## [Task details]
Return the listing below verbatim. Pictures do not belong in the copy.

——————————

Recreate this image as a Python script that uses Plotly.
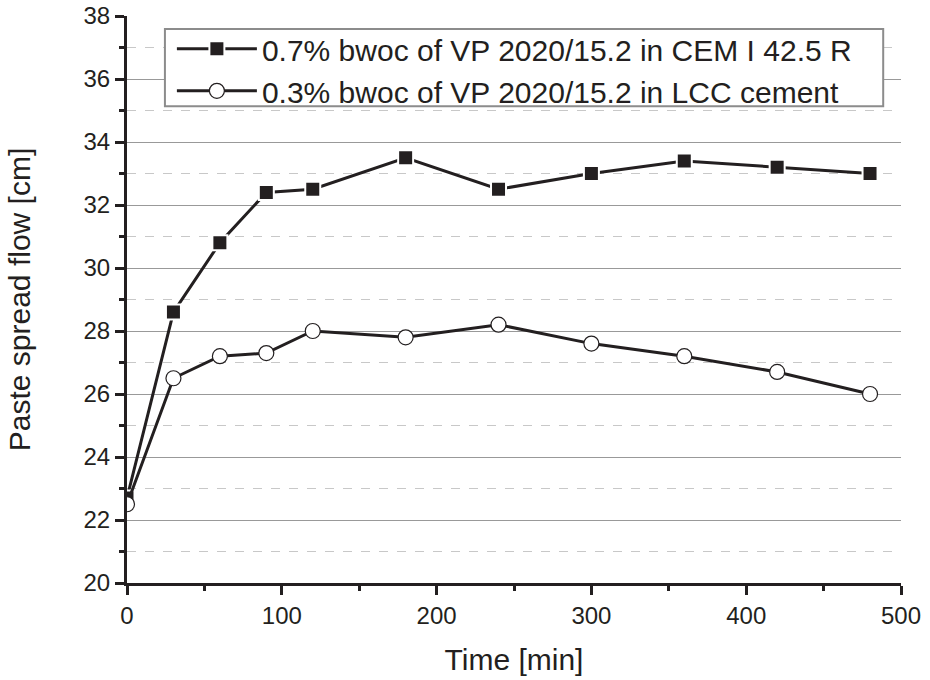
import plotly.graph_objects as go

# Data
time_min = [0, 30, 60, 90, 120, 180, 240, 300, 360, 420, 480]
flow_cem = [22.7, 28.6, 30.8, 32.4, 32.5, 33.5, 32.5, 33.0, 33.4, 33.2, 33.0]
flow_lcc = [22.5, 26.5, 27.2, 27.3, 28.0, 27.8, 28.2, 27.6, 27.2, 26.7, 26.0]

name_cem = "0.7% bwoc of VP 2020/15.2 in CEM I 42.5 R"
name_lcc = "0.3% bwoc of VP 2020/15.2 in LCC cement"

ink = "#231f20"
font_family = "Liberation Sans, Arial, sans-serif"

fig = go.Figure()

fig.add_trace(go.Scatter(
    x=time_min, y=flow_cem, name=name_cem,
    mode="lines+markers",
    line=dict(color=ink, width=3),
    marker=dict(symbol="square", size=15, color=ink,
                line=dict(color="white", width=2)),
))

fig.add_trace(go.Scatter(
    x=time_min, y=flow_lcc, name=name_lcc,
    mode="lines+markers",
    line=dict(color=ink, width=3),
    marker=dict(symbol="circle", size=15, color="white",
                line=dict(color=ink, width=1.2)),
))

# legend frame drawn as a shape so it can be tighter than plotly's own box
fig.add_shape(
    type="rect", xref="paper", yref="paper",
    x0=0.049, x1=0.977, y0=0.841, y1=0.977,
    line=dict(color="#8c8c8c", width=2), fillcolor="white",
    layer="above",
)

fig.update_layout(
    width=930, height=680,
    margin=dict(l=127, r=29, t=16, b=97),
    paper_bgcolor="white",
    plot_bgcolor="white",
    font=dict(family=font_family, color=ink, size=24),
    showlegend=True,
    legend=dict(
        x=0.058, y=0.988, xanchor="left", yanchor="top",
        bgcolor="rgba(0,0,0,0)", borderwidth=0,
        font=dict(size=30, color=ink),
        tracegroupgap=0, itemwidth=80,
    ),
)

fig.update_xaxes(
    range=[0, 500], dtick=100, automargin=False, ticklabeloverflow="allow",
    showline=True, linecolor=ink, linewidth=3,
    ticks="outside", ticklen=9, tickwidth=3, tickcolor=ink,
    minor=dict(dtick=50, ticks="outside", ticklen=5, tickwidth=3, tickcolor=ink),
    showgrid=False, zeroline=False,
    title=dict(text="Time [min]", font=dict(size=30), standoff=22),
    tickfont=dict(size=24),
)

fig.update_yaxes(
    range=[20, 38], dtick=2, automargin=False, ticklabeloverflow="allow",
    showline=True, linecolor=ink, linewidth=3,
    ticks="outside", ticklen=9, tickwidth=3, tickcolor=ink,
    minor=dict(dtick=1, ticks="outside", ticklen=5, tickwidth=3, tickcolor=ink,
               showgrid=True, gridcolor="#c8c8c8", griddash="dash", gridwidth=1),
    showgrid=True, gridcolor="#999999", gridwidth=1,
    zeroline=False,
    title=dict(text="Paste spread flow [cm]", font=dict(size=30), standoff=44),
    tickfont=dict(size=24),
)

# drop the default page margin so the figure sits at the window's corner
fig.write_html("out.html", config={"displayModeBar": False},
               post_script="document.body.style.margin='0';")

——————————

## [Written response]
Recreate this image as a Python script that uses Plotly.
import plotly.graph_objects as go

# Data
time_min = [0, 30, 60, 90, 120, 180, 240, 300, 360, 420, 480]
flow_cem = [22.7, 28.6, 30.8, 32.4, 32.5, 33.5, 32.5, 33.0, 33.4, 33.2, 33.0]
flow_lcc = [22.5, 26.5, 27.2, 27.3, 28.0, 27.8, 28.2, 27.6, 27.2, 26.7, 26.0]

name_cem = "0.7% bwoc of VP 2020/15.2 in CEM I 42.5 R"
name_lcc = "0.3% bwoc of VP 2020/15.2 in LCC cement"

ink = "#231f20"
font_family = "Liberation Sans, Arial, sans-serif"

fig = go.Figure()

fig.add_trace(go.Scatter(
    x=time_min, y=flow_cem, name=name_cem,
    mode="lines+markers",
    line=dict(color=ink, width=3),
    marker=dict(symbol="square", size=15, color=ink,
                line=dict(color="white", width=2)),
))

fig.add_trace(go.Scatter(
    x=time_min, y=flow_lcc, name=name_lcc,
    mode="lines+markers",
    line=dict(color=ink, width=3),
    marker=dict(symbol="circle", size=15, color="white",
                line=dict(color=ink, width=1.2)),
))

# legend frame drawn as a shape so it can be tighter than plotly's own box
fig.add_shape(
    type="rect", xref="paper", yref="paper",
    x0=0.049, x1=0.977, y0=0.841, y1=0.977,
    line=dict(color="#8c8c8c", width=2), fillcolor="white",
    layer="above",
)

fig.update_layout(
    width=930, height=680,
    margin=dict(l=127, r=29, t=16, b=97),
    paper_bgcolor="white",
    plot_bgcolor="white",
    font=dict(family=font_family, color=ink, size=24),
    showlegend=True,
    legend=dict(
        x=0.058, y=0.988, xanchor="left", yanchor="top",
        bgcolor="rgba(0,0,0,0)", borderwidth=0,
        font=dict(size=30, color=ink),
        tracegroupgap=0, itemwidth=80,
    ),
)

fig.update_xaxes(
    range=[0, 500], dtick=100, automargin=False, ticklabeloverflow="allow",
    showline=True, linecolor=ink, linewidth=3,
    ticks="outside", ticklen=9, tickwidth=3, tickcolor=ink,
    minor=dict(dtick=50, ticks="outside", ticklen=5, tickwidth=3, tickcolor=ink),
    showgrid=False, zeroline=False,
    title=dict(text="Time [min]", font=dict(size=30), standoff=22),
    tickfont=dict(size=24),
)

fig.update_yaxes(
    range=[20, 38], dtick=2, automargin=False, ticklabeloverflow="allow",
    showline=True, linecolor=ink, linewidth=3,
    ticks="outside", ticklen=9, tickwidth=3, tickcolor=ink,
    minor=dict(dtick=1, ticks="outside", ticklen=5, tickwidth=3, tickcolor=ink,
               showgrid=True, gridcolor="#c8c8c8", griddash="dash", gridwidth=1),
    showgrid=True, gridcolor="#999999", gridwidth=1,
    zeroline=False,
    title=dict(text="Paste spread flow [cm]", font=dict(size=30), standoff=44),
    tickfont=dict(size=24),
)

# drop the default page margin so the figure sits at the window's corner
fig.write_html("out.html", config={"displayModeBar": False},
               post_script="document.body.style.margin='0';")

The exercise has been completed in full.